Re: Landis - The system did not work quickly, and that leads impatient people to rush to consequences they just KNOW will be forthcoming anyway. Justice delayed is justice denied, the saying goes, but in this case the denied justice extends beyond the case in question.

"linked" and "genuinely held" may be valid in the minds of those who all think the same thing ("linked" is often a word used by media and is as potentially unobjective as "a person of interest"), but the vast majority of people who have ever been wrong about something "genuinely held" their views because of their interpretation of the "links" they saw (just look at examples around here). In terms of legitimate justice, the presence of those elements is wholly insufficient to proceed to consequences, as any wise DA will tell you. Suspending a rider can irreparably damage his career for lots of obvious reasons. To do that, a legitimate justice system had better have hard proof, and otherwise needs to suck it up and just be suspicious.
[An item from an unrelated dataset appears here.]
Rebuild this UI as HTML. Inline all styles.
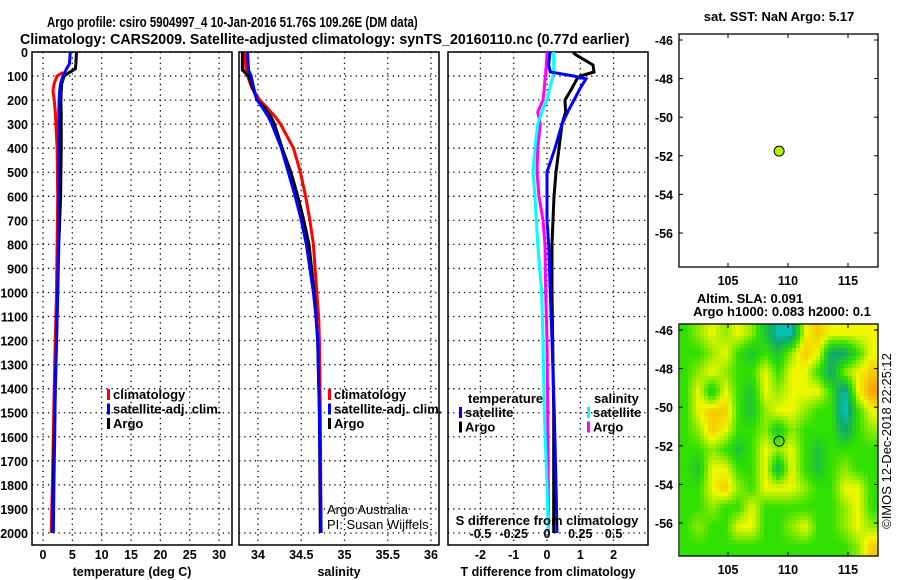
<!DOCTYPE html>
<html><head><meta charset="utf-8"><style>
body{margin:0;background:#fff}
svg{display:block;font-family:"Liberation Sans",sans-serif}
.t{font-weight:bold;font-size:13px}
.tt{font-weight:bold;font-size:15px}
.tk{font-weight:bold;font-size:12.5px}
.n{font-weight:normal;font-size:13px}
</style></head><body>
<svg id="s" width="900" height="580" viewBox="0 0 900 580">
<defs>
<clipPath id="mc"><rect x="680" y="324" width="198" height="232"/></clipPath>
</defs>
<text id="t1" x="0" y="0" class="tt">Argo profile: csiro 5904997_4 10-Jan-2016 51.76S 109.26E (DM data)</text>
<text id="t2" x="0" y="0" class="tt">Climatology: CARS2009. Satellite-adjusted climatology: synTS_20160110.nc (0.77d earlier)</text>
<g id="g"></g>
</svg>
<script>
// ---- data ----
const tDepth=[0,50,70,85,100,130,160,200,250,300,400,600,800,1000,1200,1400,1600,1800,2000];
const tClim=[null,null,null,3.4,2.4,1.9,1.7,1.9,2.1,2.2,2.4,2.5,2.4,2.3,2.1,1.9,1.75,1.6,1.4];
const tSat=[4.65,4.5,4.0,3.7,3.4,3.0,2.85,2.75,2.7,2.7,2.7,2.65,2.6,2.5,2.3,2.1,2.0,1.85,1.75];
const tArgo=[5.7,5.6,5.5,4.5,3.6,3.2,3.1,3.05,3.1,3.1,3.1,3.0,2.7,2.5,2.3,2.1,1.9,1.75,1.6];
const sDepth=[0,75,100,150,200,230,270,300,400,500,600,700,800,900,1000,1100,1200,1500,2000];
const sClim=[33.85,33.86,33.88,33.93,34.02,34.1,34.2,34.26,34.41,34.49,34.55,34.6,34.64,34.66,34.68,34.7,34.71,34.72,34.73];
const sSat=[33.88,33.89,33.92,33.95,33.99,34.05,34.12,34.16,34.27,34.35,34.43,34.5,34.56,34.6,34.64,34.67,34.69,34.71,34.73];
const sArgo=[33.82,33.82,33.89,33.94,33.99,34.07,34.15,34.19,34.28,34.38,34.46,34.53,34.59,34.62,34.65,34.67,34.69,34.71,34.72];
const dDepth=[0,10,54,83,100,112,150,200,250,300,400,500,600,700,800,1000,1200,1500,1800,2000];
const dTArgo=[0.78,0.85,1.38,1.41,1.0,0.9,0.75,0.54,0.56,0.45,0.36,0.27,0.21,0.18,0.15,0.15,0.17,0.2,0.2,0.2];
const dTSat=[0.09,0.08,0.05,0.1,0.8,1.17,1.0,0.81,0.62,0.45,0.24,0.0,0.0,0.0,0.05,0.1,0.15,0.22,0.27,0.3];
const dSSat=[0.05,0.05,0.05,0.05,0.045,0.04,0.02,0.0,-0.04,-0.07,-0.09,-0.105,-0.09,-0.08,-0.07,-0.04,-0.03,-0.02,0.0,0.01];
const dSArgo=[0.0,0.0,-0.005,-0.01,-0.01,-0.015,-0.02,-0.03,-0.07,-0.05,-0.07,-0.075,-0.06,-0.03,-0.015,-0.01,0.0,0.005,0.01,0.01];
const depthTicks=[0,100,200,300,400,500,600,700,800,900,1000,1100,1200,1300,1400,1500,1600,1700,1800,1900,2000];
const tTicks=[0,5,10,15,20,25,30];
const sTicks=[34,34.5,35,35.5,36];
const sTickLabels=["34","34.5","35","35.5","36"];
const dTTicks=[-2,-1,0,1,2];
const dSTicks=[-0.5,-0.25,0,0.25,0.5];
const dSTickLabels=["-0.5","-0.25","0","0.25","0.5"];
const latTicks=[-46,-48,-50,-52,-54,-56];
const lonTicks=[105,110,115];
const argoLon=109.26, argoLat=-51.76;
const slaGrid=[
[2,2.5,3,2.5,3,2.5,1.5,0.5,0.5,3,3.5,3,3,3,3],
[2,2,2.5,3,2,1.5,2,1.5,2.5,3.5,3,1,1,2,3],
[2,2.5,3,2.5,2,2,3,2,3,3,2,1,2.5,3,3.5],
[2,3,1.5,3,2,1.5,3,2.5,3,3,3,2,0.5,3,4],
[2,3,3.5,3.5,2,1.5,2.5,3,3,2.5,2,2,0.3,2,3],
[2,2.5,3.5,3,2,2,2.5,1.5,2.5,2,2,2,1,2,2.5],
[2,2,2.5,2,1.5,2,3,2.5,3,2,1.5,2,2,2,2],
[2,1.5,3,3,2,2,3,1.2,3,2,1.5,2,2.5,2,2],
[2,2,3,3.5,2.5,2,3,3,3,2.5,2,2,3,3,2],
[2,2,2.5,2,2,3,2,2,2,2,2,2,2.5,3,2],
[2,2.5,2,2,3,3,2,2,2.5,3,2,2,2.5,3,2.5],
[2,2,2,2,2,2,2,2,2,2,2,2,2,2.5,3.5]];

// titles: fit to measured widths
function fit(id,x,y,w){const e=document.getElementById(id);const L=e.getComputedTextLength();e.setAttribute('transform','translate('+x+','+y+') scale('+(w/L)+',1)');}
fit('t1',47,27,371);
fit('t2',20,44,610);

// ---- scales ----
const Y0=52,Y1=545;
const yD=d=>Y0+(d/2050)*(Y1-Y0);
const xT=v=>43+v*5.87;
const xS=v=>258+(v-34)*86.5;
const xDT=v=>547+v*33.3;
const xDS=v=>547+v*133.2;
const mxLon=v=>728+(v-105)*12;
const myLat1=v=>40+(-46-v)*19.3;
const myLat2=v=>330+(-46-v)*19.3;

const NS="http://www.w3.org/2000/svg";
const G=document.getElementById('g');
function mk(tag,at,par){const e=document.createElementNS(NS,tag);for(const k in at)e.setAttribute(k,at[k]);(par||G).appendChild(e);return e;}
function txt(x,y,s,cls,anchor,par){const e=mk('text',{x:x,y:y,'class':cls||'tk','text-anchor':anchor||'middle'},par);e.textContent=s;return e;}

function panel(name,x0,x1,xs,ticks,labels,title){
  const p=mk('g',{});
  
  
  depthTicks.forEach(d=>{const l=mk('line',{x1:x0,x2:x1,y1:yD(d),y2:yD(d),stroke:'#000','stroke-width':1.3,'stroke-dasharray':'1.3,4'},p);});
  ticks.forEach((v,i)=>{const x=xs(v);const l=mk('line',{x1:x,x2:x,y1:Y0,y2:Y1,stroke:'#000','stroke-width':1.3,'stroke-dasharray':'1.3,4'},p);
    if(labels){const t=txt(x,559,labels[i],'tk','middle',p);}});
  const r=mk('rect',{x:x0,y:Y0,width:x1-x0,height:Y1-Y0,fill:'none',stroke:'#000','stroke-width':1.5},p);
  
  if(title){const t=txt((x0+x1)/2,576,title,'tk','middle',p);}
  return p;
}
function line(par,depths,vals,xs,color,name){
  let d='';let started=false;
  depths.forEach((z,i)=>{if(vals[i]==null)return;const x=xs(vals[i]),y=yD(z);d+=(started?'L':'M')+x.toFixed(1)+','+y.toFixed(1);started=true;});
  const p=mk('path',{d:d,fill:'none',stroke:color,'stroke-width':3},par);
  
  
}
function legend(par,x,y,items){
  items.forEach((it,i)=>{const yy=y+i*14.5;
    const r=mk('rect',{x:x,y:yy-10,width:3,height:11,fill:it[1]},par);
    const t=txt(x+6,yy,it[0],'t','start',par);});
}

const p1=panel('temperature-panel',32,232,xT,tTicks,tTicks.map(String),'temperature (deg C)');
depthTicks.forEach(d=>{const t=txt(28,yD(d)+5,String(d),'tk','end',p1);});
line(p1,tDepth,tClim,xT,'#f00','temp-climatology-line');
line(p1,tDepth,tArgo,xT,'#000','temp-argo-line');
line(p1,tDepth,tSat,xT,'#00f','temp-satellite-line');
legend(p1,107,399,[['climatology','#f00'],['satellite-adj. clim.','#00f'],['Argo','#000']]);

const p2=panel('salinity-panel',239,439,xS,sTicks,sTickLabels,'salinity');
line(p2,sDepth,sClim,xS,'#f00','sal-climatology-line');
line(p2,sDepth,sArgo,xS,'#000','sal-argo-line');
line(p2,sDepth,sSat,xS,'#00f','sal-satellite-line');
legend(p2,328,399,[['climatology','#f00'],['satellite-adj. clim.','#00f'],['Argo','#000']]);
let c1=txt(327,514,'Argo Australia','n','start',p2);
let c2=txt(327,529,'PI: Susan Wijffels','n','start',p2);

const p3=panel('difference-panel',448,648,xDT,dTTicks,dTTicks.map(String),'T difference from climatology');
line(p3,dDepth,dSArgo,xDS,'#f0f','sal-argo-diff-line');
line(p3,dDepth,dSSat,xDS,'#0ff','sal-satellite-diff-line');
line(p3,dDepth,dTArgo,xDT,'#000','temp-argo-diff-line');
line(p3,dDepth,dTSat,xDT,'#00f','temp-satellite-diff-line');
dSTicks.forEach((v,i)=>{const t=txt(xDS(v),538,dSTickLabels[i],'tk','middle',p3);});
let st=txt(547,525,'S difference from climatology','t','middle',p3);
let lt=txt(468,403,'temperature','t','start',p3);
let ls=txt(594,403,'salinity','t','start',p3);
legend(p3,459,417,[['satellite','#00f'],['Argo','#000']]);
legend(p3,587,417,[['satellite','#0ff'],['Argo','#f0f']]);

function mapAxes(par,y0,y1,myLat){
  const r=mk('rect',{x:679,y:y0,width:199,height:y1-y0,fill:'none',stroke:'#000','stroke-width':1.3},par);
  
  latTicks.forEach(v=>{const y=myLat(v);mk('line',{x1:679,x2:683,y1:y,y2:y,stroke:'#000'},par);mk('line',{x1:874,x2:878,y1:y,y2:y,stroke:'#000'},par);
    const t=txt(673,y+5,String(v),'tk','end',par);});
  lonTicks.forEach(v=>{const x=mxLon(v);mk('line',{x1:x,x2:x,y1:y0,y2:y0+4,stroke:'#000'},par);mk('line',{x1:x,x2:x,y1:y1-4,y2:y1,stroke:'#000'},par);
    const t=txt(x,y1+18,String(v),'tk','middle',par);});
}
const m1=mk('g',{});
let mt=txt(779,21,'sat. SST: NaN Argo: 5.17','t','middle',m1);
mapAxes(m1,34,267,myLat1);
let dot=mk('circle',{cx:mxLon(argoLon),cy:myLat1(argoLat),r:5,fill:'#b8f000',stroke:'#000','stroke-width':1},m1);


const m2=mk('g',{});
let a1=txt(750,303,'Altim. SLA: 0.091','t','middle',m2);
let a2=txt(782,316,'Argo h1000: 0.083 h2000: 0.1','t','middle',m2);
const cols=['#00d8f0','#10a870','#30e000','#f0f800','#f8a000'];
function col(v){const i=Math.max(0,Math.min(3,Math.floor(v)));const f=Math.min(1,v-i);
  const a=cols[i],b=cols[i+1];const h=s=>[1,3,5].map(k=>parseInt(s.substr(k,2),16));
  const A=h(a),B=h(b);return 'rgb('+A.map((x,j)=>Math.round(x+(B[j]-x)*f)).join(',')+')';}
const hg=mk('g',{'clip-path':'url(#mc)'},m2);
const nr=slaGrid.length,nc=slaGrid[0].length,cw=199/nc,rh=232/nr;
function sample(px,py){ // bilinear on cell centres
  let gx=(px-679)/cw-0.5, gy=(py-324)/rh-0.5;
  gx=Math.max(0,Math.min(nc-1,gx)); gy=Math.max(0,Math.min(nr-1,gy));
  const i0=Math.floor(gy),j0=Math.floor(gx),i1=Math.min(nr-1,i0+1),j1=Math.min(nc-1,j0+1),fy=gy-i0,fx=gx-j0;
  return slaGrid[i0][j0]*(1-fx)*(1-fy)+slaGrid[i0][j1]*fx*(1-fy)+slaGrid[i1][j0]*(1-fx)*fy+slaGrid[i1][j1]*fx*fy;
}
const PX=4;
for(let y=324;y<556;y+=PX){for(let x=680;x<878;x+=PX){
  const c=mk('rect',{x:x,y:y,width:PX+0.5,height:PX+0.5,fill:col(sample(x+PX/2,y+PX/2))},hg);
  
  
}}
mapAxes(m2,324,556,myLat2);
let d2=mk('circle',{cx:mxLon(argoLon),cy:myLat2(argoLat),r:5,fill:'none',stroke:'#000','stroke-width':1},m2);

let cr=txt(0,0,'©IMOS 12-Dec-2018 22:25:12','n','middle',m2);
cr.setAttribute('transform','translate(891,441) rotate(-90)');

</script>
</body></html>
Yes, having a higher standard before you destroy a person's career means that more dopers will succeed for longer, but nuking a ghetto would cut the crime rate in a big city too - you just can't proceed that way. Your approach is exactly what's wrong with cycling honchos today, which does not mean that you are wrong as to the ubiquity of doping. It's just that suspicions, allegations, cryptic notations in the journals of bad guys, etc. are so easily misconstrued or downright manipulatable that using such elements to effectively try and convict would in the end itself destroy the sport. All clean riders with triple digit IQs would realize that they are one genuinely held feeling about a link away from losing everything. That's not good enough.

nick0137
09-29-2007, 05:52 AM
I guess we'll just have to agree to disagree. Probably a cross-Atlantic cultural mismatch resulting from our differing perceptions of how "innocent until proven guilty" works.

Yes, a rider's reputation can be seriously damaged by being suspended. But so can any employee's. And over here employees get suspended on the basis of bona fide held and objectively based suspicion all the time. And they get investigated. And sometime they get reinstated, with the damage that goes with that. But their employment contracts entitle their employer to act in that way.

And so should (anyone know if they actually do?) the UCI rules because, as far as I am concerned, a rider is not some special being who needs to be given any greater rights or protection. He's just another guy trying to earn a living.